Funny how time slips away. Friday night at Ravinia, Joni Mitchell closed the first portion of her set with "Woodstock," and all of a sudden it seemed like time warp time - because exactly five years have gone by since half a million gathered in the rain at Max Yasgur's farm to celebrate peace and love and all those other things that now seem like so many passé clichés.

Joni Mitchell emerged as a songwriter to reckon with on the strength of "Both Sides Now" the year before Woodstock, which means she's been on the scene six years. These days, of course, she's as well known as a singer as a songwriter, and more than that, she has become a sort of mystique - the tall fragile-looking blonde woman who sings songs for aging children, full of the fragility of emotion and the transience of love. Friday night her repertoire ranged from "Both Sides Now" to her recent hit, "Help Me," and somewhere along the way it turned into one of the most memorable of Ravinia's pop programs. Memorable because of Mitchell - and the rain. In fact, some of the audience may still be drying out.

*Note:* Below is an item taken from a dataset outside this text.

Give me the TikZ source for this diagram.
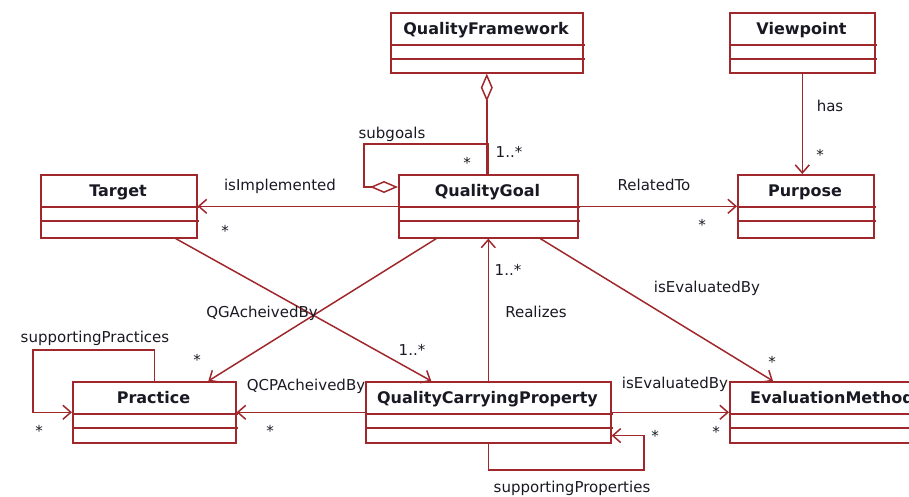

It started pouring during "Woodstock." But an hour later, a lot of the crowd that showed up with blankets and spread out on the lawn remained, some seeking shelter and others standing drenched in the deluge.

People apparently will suffer a lot to hear Mitchell, tho not as silently as she might have wished. In fact, more than once she stopped singing to comment on the muttering and plead for quiet.

Mitchell is used to having people hanging on every word she sings, tho her highly personal raps between songs aren't all that engrossing. Her music, too, is and always has been highly personal to follow and relate to. But with "Court and Speak," her recent and best album, her songs have become more accessible, and with the excellent jazz-rock accompaniment of Tom Scott and the L.A. Express, who backed her for most of the evening, far more satisfying.

After a short set by Scott and the Express, Mitchell appeared and added her acoustic guitar to the electric accompaniment for several songs, including "You Turn Me On, I'm a Radio," which ended with a segment where she used her voice as another beautiful instrument. Switching back and forth from guitar to piano, she made her way thru a lot of Mitchell classics, including "Big Yellow Taxi," about how they've "paved paradise, and put in a parking lot."

Unfortunately, I can never hear that song without thinking cynically that the conglomerate Mitchell records for owns a great deal of parking lots. That's reality. Mitchell, on the other hand, is illusion. Her music sets up situations, creates fragile moods and draws us into them, if only for the space of time it takes to sing each song. The concert was a mix of those moods, interspersed with thunder and lightning and the reality of rain. For those who'd found shelter, it was pleasant enough. For the rest - well, it rained at Woodstock, too, but that seems very far away now, as it probably did to the dregs who stood around 'til the end, then, as the last song drew to an end, set up the rallying cry of the Ravinia hitchhikers: "Anyone going to Skokie?"